● **STATED EXERCISE**
Starting at the line containing "Convert this chart to seaborn", copy each line exactly, ending with the line containing "plt.rcParams['font.family'] = ['Liberation". Leave out everything else.

################

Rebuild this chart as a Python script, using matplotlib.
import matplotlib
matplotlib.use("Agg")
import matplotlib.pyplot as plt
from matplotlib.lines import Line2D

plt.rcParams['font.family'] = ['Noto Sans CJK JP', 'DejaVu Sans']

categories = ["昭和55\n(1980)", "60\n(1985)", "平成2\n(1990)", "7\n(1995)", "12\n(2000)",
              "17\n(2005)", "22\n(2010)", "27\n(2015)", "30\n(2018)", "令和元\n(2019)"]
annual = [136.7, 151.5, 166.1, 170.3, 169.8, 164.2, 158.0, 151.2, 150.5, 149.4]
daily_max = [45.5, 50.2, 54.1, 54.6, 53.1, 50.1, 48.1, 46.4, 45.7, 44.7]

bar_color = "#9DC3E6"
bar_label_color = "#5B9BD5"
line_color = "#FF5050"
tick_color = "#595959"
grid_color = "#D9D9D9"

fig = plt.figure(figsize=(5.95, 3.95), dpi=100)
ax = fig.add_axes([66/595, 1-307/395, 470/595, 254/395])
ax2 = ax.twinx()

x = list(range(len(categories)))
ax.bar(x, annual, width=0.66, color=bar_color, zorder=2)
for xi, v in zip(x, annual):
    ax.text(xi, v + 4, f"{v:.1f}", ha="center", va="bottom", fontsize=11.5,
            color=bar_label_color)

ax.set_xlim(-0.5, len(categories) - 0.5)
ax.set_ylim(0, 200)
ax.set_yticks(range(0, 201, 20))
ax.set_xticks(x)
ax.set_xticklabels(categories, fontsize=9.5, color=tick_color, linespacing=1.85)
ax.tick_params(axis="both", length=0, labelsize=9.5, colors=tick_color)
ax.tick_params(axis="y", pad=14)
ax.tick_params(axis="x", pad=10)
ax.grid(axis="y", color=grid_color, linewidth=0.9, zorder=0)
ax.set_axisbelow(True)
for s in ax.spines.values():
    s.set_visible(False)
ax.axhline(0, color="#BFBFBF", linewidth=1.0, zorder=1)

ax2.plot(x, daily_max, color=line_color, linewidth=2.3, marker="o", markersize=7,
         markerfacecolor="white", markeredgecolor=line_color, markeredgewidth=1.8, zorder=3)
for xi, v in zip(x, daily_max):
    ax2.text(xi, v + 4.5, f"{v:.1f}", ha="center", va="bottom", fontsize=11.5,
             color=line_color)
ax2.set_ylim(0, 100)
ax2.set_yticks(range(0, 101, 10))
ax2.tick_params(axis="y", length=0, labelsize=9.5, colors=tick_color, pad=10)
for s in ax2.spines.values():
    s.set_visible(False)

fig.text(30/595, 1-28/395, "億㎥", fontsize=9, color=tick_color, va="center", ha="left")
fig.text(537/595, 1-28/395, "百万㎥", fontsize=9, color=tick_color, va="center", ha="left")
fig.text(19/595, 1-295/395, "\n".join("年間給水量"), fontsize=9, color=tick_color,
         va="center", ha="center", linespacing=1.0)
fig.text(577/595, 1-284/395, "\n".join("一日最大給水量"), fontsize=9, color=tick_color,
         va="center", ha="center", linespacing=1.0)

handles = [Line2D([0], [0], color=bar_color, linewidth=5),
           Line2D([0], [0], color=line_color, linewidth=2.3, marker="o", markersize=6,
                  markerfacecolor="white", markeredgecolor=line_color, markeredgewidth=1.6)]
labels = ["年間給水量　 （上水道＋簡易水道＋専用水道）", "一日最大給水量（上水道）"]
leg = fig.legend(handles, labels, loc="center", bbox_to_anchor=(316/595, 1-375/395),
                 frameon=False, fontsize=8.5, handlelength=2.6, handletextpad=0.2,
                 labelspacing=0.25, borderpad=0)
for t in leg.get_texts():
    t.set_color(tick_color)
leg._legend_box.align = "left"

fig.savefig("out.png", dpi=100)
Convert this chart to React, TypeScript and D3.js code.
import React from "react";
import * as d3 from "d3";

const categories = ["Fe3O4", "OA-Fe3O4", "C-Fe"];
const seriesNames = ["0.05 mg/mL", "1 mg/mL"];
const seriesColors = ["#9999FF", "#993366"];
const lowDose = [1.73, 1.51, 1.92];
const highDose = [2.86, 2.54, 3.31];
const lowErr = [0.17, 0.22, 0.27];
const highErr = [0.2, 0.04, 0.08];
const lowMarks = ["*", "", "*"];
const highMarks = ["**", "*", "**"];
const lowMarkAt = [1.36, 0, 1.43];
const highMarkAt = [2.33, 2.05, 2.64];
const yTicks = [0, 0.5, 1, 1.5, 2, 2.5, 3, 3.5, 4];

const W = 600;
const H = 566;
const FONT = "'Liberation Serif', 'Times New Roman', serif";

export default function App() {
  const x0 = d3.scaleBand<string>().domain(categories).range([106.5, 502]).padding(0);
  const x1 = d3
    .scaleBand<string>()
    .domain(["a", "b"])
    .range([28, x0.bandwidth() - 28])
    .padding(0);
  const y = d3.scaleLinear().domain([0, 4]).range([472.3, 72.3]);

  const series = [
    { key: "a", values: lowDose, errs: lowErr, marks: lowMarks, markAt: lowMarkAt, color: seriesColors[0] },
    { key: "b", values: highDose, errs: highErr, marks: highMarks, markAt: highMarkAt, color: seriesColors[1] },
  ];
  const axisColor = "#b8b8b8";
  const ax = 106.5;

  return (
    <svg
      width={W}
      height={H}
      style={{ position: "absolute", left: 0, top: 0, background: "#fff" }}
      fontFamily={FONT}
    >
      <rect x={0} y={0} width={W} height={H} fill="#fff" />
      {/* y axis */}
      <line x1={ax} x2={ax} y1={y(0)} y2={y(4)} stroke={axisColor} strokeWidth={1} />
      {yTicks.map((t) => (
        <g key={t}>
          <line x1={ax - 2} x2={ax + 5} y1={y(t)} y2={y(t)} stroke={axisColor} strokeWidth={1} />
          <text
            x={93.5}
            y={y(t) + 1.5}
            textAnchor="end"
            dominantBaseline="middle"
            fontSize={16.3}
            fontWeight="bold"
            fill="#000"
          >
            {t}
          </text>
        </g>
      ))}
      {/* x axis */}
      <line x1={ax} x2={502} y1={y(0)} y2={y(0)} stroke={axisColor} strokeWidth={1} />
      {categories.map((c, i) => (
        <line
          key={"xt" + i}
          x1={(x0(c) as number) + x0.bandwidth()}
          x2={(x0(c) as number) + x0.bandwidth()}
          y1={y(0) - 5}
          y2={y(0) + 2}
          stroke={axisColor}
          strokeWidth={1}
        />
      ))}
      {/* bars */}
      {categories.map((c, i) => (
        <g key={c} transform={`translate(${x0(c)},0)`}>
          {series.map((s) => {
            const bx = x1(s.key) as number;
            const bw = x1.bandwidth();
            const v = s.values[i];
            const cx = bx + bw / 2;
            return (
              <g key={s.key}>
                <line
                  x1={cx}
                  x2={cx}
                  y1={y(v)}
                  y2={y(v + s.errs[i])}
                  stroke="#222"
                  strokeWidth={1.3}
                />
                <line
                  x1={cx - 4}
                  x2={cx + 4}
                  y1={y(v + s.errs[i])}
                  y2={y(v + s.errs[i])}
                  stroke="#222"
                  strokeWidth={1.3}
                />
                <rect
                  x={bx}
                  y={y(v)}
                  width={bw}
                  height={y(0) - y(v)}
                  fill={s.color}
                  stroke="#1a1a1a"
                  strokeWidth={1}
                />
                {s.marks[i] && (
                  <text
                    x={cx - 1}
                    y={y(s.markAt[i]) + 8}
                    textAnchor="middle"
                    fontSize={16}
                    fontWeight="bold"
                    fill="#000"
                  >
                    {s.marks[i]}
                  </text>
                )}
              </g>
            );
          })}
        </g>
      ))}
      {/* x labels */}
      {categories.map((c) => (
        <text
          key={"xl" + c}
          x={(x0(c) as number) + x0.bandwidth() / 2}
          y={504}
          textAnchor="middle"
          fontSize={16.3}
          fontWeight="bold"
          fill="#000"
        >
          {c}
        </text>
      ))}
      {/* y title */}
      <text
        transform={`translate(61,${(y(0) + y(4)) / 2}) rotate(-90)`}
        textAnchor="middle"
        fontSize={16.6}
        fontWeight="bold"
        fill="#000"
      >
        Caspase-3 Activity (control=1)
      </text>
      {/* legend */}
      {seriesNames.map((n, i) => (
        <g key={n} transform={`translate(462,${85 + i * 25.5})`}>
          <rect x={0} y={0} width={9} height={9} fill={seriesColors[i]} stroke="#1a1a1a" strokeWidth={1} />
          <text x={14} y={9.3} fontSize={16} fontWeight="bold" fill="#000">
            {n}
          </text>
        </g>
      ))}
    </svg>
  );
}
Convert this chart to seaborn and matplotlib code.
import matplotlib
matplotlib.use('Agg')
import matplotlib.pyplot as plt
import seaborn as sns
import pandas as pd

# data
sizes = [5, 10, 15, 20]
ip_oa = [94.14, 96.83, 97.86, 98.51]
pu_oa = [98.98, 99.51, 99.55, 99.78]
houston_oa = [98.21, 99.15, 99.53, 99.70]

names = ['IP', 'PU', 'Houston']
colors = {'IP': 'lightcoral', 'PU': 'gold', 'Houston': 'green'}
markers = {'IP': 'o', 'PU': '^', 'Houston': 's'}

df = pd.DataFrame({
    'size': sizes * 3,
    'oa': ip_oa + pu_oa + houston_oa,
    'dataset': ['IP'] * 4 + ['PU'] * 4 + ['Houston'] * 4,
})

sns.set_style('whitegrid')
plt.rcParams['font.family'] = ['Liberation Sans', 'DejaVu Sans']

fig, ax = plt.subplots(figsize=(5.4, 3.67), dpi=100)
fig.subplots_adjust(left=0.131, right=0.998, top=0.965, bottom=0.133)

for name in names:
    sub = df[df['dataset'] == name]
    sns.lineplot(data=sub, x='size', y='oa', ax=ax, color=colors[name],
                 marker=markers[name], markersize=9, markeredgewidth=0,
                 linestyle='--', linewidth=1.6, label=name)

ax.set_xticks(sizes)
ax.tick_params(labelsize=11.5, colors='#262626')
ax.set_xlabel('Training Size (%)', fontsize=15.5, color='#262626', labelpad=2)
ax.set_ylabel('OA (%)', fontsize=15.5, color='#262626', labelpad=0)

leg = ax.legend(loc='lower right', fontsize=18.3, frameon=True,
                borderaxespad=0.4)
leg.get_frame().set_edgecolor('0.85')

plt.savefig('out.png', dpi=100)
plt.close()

################

● **PROBLEM SOLUTION**
Convert this chart to seaborn and matplotlib code.
import matplotlib
matplotlib.use('Agg')
import matplotlib.pyplot as plt
import seaborn as sns
import pandas as pd

# data
sizes = [5, 10, 15, 20]
ip_oa = [94.14, 96.83, 97.86, 98.51]
pu_oa = [98.98, 99.51, 99.55, 99.78]
houston_oa = [98.21, 99.15, 99.53, 99.70]

names = ['IP', 'PU', 'Houston']
colors = {'IP': 'lightcoral', 'PU': 'gold', 'Houston': 'green'}
markers = {'IP': 'o', 'PU': '^', 'Houston': 's'}

df = pd.DataFrame({
    'size': sizes * 3,
    'oa': ip_oa + pu_oa + houston_oa,
    'dataset': ['IP'] * 4 + ['PU'] * 4 + ['Houston'] * 4,
})

sns.set_style('whitegrid')
plt.rcParams['font.family'] = ['Liberation Sans', 'DejaVu Sans']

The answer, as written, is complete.